• _INPUT DATA_
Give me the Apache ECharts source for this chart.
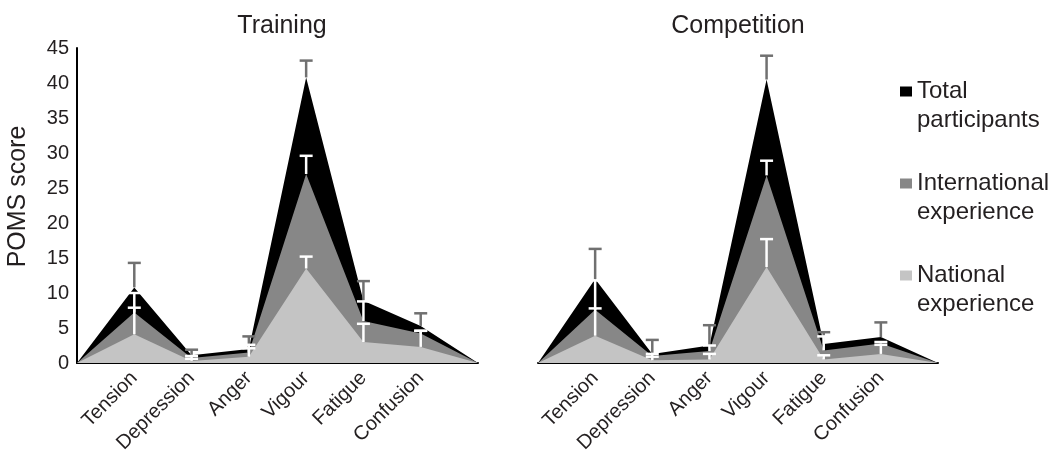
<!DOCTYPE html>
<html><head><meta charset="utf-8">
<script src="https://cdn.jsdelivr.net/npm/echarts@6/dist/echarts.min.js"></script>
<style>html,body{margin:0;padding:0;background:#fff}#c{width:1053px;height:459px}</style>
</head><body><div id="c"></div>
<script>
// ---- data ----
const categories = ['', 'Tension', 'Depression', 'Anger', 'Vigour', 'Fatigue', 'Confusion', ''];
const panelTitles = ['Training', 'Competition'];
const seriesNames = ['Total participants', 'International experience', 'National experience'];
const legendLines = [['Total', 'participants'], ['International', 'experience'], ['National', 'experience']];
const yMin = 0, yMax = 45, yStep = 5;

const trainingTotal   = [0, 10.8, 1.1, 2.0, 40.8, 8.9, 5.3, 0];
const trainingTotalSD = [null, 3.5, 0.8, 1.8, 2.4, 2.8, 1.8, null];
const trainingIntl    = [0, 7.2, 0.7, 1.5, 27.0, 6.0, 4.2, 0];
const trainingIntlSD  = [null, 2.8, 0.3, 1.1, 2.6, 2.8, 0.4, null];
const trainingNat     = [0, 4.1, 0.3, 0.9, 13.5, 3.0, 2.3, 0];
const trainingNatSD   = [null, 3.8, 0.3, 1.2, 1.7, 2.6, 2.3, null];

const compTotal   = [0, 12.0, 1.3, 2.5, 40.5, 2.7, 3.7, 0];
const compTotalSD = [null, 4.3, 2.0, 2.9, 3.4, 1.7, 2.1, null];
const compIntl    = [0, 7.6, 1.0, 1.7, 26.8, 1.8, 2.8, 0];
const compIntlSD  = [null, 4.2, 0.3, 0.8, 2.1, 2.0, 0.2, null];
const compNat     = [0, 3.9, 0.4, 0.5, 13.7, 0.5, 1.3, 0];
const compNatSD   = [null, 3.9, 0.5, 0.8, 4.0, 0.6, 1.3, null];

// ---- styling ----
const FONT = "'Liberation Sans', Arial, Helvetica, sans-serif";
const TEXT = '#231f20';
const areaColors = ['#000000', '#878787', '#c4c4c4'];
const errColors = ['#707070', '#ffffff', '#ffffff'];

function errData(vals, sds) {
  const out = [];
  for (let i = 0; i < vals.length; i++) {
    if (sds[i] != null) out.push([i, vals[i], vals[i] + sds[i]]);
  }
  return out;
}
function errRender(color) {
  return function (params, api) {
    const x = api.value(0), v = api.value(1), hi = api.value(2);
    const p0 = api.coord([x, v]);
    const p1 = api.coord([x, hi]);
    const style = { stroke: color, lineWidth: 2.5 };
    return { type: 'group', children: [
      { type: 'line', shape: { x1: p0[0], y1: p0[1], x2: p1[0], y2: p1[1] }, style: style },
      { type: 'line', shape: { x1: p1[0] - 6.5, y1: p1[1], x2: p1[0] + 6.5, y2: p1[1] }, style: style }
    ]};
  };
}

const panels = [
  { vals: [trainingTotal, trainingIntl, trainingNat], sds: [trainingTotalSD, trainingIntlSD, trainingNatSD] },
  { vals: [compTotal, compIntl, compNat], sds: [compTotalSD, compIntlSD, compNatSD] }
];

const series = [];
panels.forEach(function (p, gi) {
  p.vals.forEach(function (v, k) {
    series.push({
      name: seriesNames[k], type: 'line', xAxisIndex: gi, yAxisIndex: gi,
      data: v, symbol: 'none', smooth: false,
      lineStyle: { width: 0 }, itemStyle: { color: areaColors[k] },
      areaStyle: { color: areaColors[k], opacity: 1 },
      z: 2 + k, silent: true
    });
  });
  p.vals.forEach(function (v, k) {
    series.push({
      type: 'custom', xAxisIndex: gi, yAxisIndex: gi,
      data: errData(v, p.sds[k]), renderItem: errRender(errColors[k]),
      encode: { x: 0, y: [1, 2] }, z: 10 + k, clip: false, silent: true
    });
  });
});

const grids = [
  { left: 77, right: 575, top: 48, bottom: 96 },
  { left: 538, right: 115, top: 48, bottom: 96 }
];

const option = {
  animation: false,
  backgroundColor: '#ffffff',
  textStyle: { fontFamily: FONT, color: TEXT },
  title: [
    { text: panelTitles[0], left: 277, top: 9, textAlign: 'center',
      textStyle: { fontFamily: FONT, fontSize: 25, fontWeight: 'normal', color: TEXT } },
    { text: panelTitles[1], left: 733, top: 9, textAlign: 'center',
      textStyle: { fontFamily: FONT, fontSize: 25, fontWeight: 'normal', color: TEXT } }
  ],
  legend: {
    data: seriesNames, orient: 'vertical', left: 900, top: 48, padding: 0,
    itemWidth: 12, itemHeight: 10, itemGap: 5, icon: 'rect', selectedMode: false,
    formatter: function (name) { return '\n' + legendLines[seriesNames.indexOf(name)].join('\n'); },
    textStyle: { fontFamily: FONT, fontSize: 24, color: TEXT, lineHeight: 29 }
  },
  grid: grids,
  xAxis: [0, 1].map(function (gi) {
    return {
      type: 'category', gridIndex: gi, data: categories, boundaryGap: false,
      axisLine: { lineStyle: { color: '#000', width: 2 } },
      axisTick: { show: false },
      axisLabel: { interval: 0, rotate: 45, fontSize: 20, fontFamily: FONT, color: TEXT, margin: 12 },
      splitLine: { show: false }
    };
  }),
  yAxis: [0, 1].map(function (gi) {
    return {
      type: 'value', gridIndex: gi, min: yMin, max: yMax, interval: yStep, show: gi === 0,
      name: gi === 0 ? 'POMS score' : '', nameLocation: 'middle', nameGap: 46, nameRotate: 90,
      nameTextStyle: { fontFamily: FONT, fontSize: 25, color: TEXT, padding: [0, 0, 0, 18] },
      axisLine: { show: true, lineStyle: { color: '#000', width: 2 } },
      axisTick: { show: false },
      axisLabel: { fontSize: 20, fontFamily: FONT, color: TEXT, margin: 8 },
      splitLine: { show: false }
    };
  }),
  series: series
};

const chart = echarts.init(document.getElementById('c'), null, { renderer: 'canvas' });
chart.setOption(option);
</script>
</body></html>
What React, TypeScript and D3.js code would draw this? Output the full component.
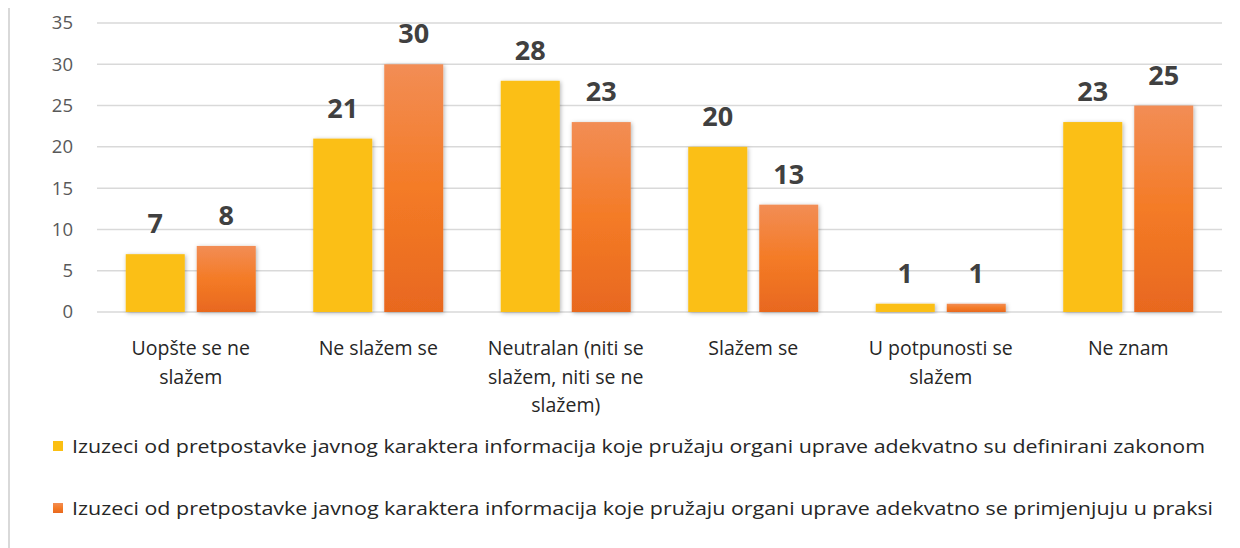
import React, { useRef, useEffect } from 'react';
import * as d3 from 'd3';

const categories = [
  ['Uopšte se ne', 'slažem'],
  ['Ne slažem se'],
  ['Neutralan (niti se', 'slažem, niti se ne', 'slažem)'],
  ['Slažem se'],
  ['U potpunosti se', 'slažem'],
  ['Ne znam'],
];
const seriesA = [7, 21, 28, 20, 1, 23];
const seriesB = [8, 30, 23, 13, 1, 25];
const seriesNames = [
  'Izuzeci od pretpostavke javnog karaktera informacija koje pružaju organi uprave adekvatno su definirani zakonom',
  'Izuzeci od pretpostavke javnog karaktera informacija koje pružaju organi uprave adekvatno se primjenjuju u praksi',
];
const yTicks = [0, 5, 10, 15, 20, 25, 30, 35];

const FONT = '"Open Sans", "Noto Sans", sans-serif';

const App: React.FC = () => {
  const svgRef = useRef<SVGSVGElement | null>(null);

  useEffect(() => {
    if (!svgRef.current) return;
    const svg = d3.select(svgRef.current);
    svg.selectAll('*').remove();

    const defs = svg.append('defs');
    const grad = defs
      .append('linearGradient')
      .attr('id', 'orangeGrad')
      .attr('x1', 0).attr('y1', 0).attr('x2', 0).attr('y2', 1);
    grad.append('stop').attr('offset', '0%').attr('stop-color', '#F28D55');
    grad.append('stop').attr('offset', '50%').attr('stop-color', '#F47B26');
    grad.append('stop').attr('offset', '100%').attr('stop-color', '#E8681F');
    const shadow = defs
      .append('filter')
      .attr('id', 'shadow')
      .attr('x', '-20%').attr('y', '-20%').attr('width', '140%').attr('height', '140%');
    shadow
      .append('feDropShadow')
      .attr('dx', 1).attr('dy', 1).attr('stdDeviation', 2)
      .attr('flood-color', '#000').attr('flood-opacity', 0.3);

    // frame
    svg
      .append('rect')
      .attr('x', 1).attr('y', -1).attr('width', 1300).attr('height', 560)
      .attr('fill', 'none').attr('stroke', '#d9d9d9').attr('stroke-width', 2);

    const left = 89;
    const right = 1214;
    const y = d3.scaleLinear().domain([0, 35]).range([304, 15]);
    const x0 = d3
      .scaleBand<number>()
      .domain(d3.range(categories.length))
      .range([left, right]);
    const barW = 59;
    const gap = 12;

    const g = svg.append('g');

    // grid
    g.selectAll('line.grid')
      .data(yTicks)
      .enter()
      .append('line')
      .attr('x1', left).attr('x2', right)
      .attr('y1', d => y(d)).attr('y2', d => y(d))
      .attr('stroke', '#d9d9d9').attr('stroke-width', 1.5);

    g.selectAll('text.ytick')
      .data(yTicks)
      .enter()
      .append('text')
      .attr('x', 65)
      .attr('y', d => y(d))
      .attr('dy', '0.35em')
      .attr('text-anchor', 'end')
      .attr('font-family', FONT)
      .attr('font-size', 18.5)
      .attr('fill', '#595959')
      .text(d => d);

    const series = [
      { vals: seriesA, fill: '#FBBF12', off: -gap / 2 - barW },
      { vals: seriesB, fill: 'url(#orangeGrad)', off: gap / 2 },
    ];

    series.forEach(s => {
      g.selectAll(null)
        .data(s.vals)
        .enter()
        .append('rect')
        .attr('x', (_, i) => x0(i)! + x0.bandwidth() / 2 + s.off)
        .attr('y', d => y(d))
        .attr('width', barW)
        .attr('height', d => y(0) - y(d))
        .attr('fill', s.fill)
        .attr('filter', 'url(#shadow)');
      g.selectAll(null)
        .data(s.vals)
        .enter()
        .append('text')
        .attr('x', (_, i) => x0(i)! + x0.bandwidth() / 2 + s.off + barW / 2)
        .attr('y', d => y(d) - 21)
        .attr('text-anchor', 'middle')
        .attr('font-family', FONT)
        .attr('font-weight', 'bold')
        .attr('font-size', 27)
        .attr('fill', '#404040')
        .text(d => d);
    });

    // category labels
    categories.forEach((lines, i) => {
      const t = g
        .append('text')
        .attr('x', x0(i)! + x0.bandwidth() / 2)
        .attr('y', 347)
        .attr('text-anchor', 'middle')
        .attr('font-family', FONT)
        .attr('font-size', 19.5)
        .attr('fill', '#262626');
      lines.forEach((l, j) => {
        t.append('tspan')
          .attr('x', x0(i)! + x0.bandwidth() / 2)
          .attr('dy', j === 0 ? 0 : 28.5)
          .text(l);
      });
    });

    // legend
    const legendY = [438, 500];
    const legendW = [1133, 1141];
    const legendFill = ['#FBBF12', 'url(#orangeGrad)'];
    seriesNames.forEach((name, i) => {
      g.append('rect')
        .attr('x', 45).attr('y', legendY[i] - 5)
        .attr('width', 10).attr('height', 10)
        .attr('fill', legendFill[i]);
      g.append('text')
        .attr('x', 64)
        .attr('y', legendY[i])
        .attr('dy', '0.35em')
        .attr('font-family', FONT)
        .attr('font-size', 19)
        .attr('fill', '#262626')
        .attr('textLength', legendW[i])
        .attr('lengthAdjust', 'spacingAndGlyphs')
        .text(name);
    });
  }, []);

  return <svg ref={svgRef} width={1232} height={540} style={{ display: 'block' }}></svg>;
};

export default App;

• _EXERCISE OBJECTIVE_
Only the lines from the start of the entries above to the line containing "const yMin = 0, yMax = 45, yStep = 5;" are to be given again, exactly and with both ends included; pictures are excluded.

• _EXERCISE SOLUTION_
Give me the Apache ECharts source for this chart.
<!DOCTYPE html>
<html><head><meta charset="utf-8">
<script src="https://cdn.jsdelivr.net/npm/echarts@6/dist/echarts.min.js"></script>
<style>html,body{margin:0;padding:0;background:#fff}#c{width:1053px;height:459px}</style>
</head><body><div id="c"></div>
<script>
// ---- data ----
const categories = ['', 'Tension', 'Depression', 'Anger', 'Vigour', 'Fatigue', 'Confusion', ''];
const panelTitles = ['Training', 'Competition'];
const seriesNames = ['Total participants', 'International experience', 'National experience'];
const legendLines = [['Total', 'participants'], ['International', 'experience'], ['National', 'experience']];
const yMin = 0, yMax = 45, yStep = 5;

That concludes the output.